GIVEN INFORMATION ->

%%

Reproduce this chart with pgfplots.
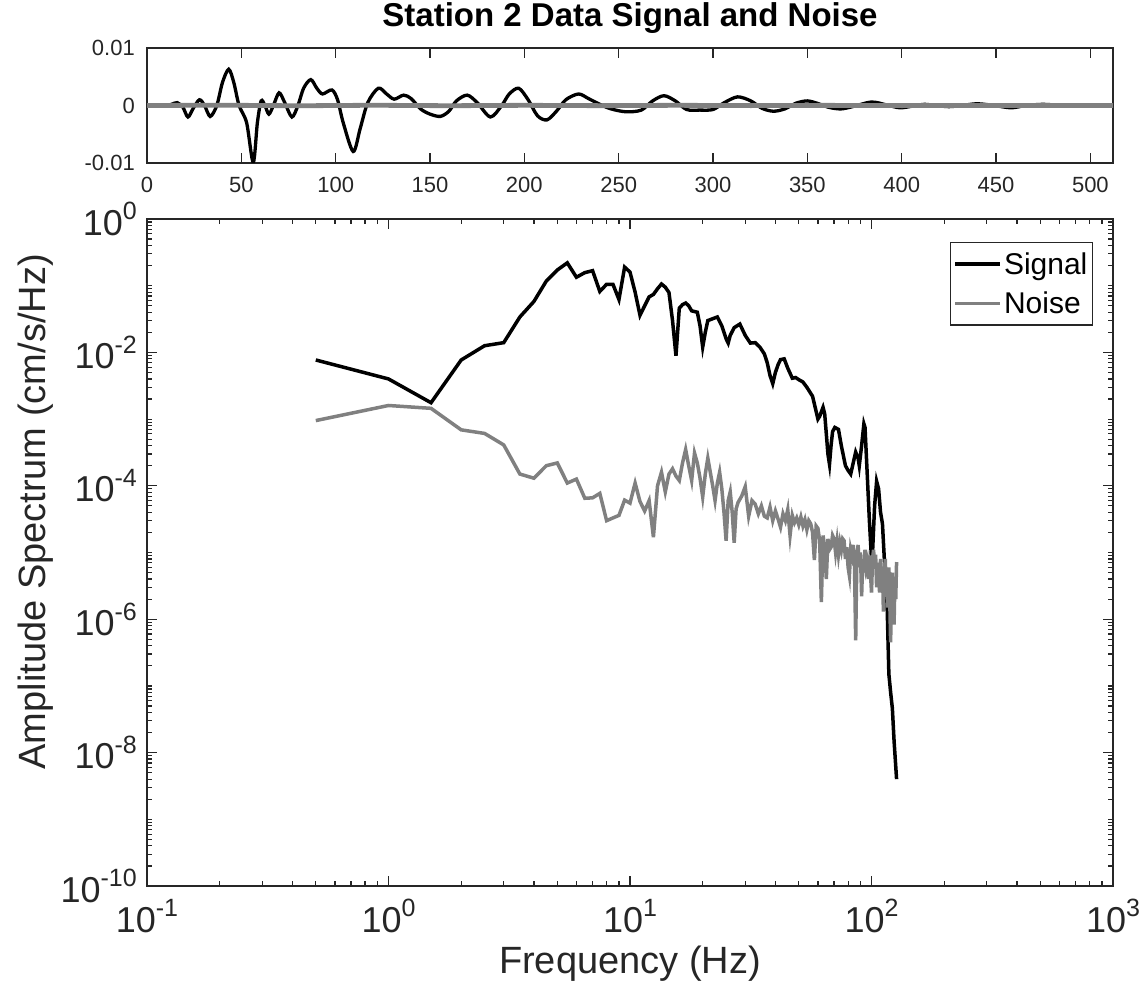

%%
%%

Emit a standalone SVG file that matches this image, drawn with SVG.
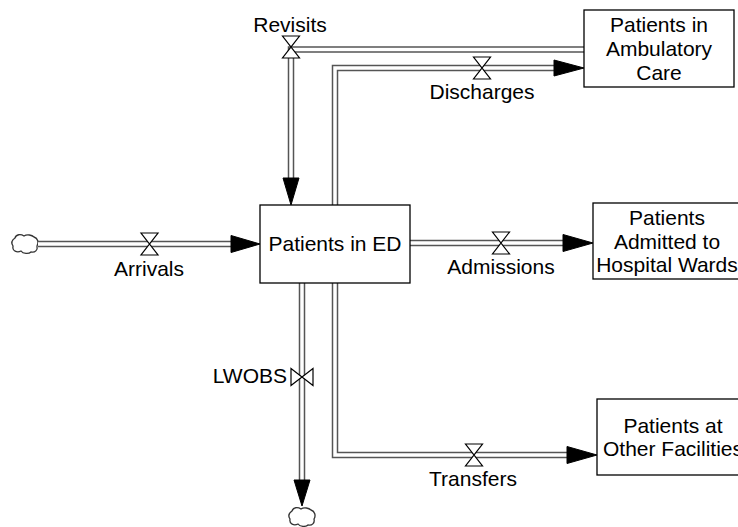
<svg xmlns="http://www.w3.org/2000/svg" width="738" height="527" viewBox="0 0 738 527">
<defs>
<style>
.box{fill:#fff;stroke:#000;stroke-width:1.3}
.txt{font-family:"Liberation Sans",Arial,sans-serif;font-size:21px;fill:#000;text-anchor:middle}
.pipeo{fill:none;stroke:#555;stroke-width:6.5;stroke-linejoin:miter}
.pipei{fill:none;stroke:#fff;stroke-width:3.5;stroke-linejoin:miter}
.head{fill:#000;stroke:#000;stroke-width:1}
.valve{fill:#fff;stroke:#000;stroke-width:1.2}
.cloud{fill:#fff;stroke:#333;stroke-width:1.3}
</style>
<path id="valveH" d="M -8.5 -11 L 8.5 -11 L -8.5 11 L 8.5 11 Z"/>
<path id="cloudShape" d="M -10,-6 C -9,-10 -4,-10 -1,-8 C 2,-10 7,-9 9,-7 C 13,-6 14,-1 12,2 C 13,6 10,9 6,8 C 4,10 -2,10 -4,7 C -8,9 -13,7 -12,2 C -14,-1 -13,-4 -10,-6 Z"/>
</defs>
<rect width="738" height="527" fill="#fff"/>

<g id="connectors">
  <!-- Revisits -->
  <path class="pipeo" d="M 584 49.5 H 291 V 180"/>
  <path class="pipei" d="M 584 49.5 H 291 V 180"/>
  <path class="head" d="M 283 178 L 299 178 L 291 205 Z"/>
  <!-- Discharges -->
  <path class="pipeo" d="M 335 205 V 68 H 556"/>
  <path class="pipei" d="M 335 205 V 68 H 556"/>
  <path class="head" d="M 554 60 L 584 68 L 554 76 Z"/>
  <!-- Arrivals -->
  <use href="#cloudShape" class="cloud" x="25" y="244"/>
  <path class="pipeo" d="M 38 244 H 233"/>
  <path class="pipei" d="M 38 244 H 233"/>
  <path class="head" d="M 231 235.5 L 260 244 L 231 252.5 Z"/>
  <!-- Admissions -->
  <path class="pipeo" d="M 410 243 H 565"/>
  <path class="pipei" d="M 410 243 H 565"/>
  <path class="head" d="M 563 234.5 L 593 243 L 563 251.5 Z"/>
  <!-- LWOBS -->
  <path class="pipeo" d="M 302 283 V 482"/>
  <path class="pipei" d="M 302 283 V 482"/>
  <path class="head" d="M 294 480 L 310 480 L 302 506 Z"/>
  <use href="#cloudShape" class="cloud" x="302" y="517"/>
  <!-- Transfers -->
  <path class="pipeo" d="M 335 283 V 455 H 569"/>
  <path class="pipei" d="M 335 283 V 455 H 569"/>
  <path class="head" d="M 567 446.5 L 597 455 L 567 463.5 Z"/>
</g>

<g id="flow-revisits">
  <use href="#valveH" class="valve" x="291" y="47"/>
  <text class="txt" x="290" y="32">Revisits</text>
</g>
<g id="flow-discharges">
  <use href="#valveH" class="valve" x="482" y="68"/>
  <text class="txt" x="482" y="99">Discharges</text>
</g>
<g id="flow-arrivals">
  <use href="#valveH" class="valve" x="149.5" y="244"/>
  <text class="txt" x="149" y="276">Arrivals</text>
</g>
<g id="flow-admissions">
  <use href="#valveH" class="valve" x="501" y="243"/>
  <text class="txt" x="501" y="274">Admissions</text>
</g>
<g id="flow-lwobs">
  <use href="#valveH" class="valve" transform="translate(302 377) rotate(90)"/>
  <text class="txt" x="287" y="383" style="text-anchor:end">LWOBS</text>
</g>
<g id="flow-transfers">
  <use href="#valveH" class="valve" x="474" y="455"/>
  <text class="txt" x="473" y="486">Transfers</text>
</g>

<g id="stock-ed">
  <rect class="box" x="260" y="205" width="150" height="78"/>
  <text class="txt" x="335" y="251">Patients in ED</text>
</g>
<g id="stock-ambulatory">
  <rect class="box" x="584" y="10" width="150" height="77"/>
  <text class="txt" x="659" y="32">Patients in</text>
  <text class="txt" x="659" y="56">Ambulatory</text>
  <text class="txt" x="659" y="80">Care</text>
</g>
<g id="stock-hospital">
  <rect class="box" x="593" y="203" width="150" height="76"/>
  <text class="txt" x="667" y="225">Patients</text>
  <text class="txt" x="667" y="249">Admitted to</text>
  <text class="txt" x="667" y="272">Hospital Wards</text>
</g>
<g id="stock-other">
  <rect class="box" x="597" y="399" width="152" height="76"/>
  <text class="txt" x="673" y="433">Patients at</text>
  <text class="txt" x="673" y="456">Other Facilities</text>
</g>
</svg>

%%

EXERCISE AIM -> Copy out every line that includes the word "with".

EXERCISE SOLUTION ->
Reproduce this chart with pgfplots.
Emit a standalone SVG file that matches this image, drawn with SVG.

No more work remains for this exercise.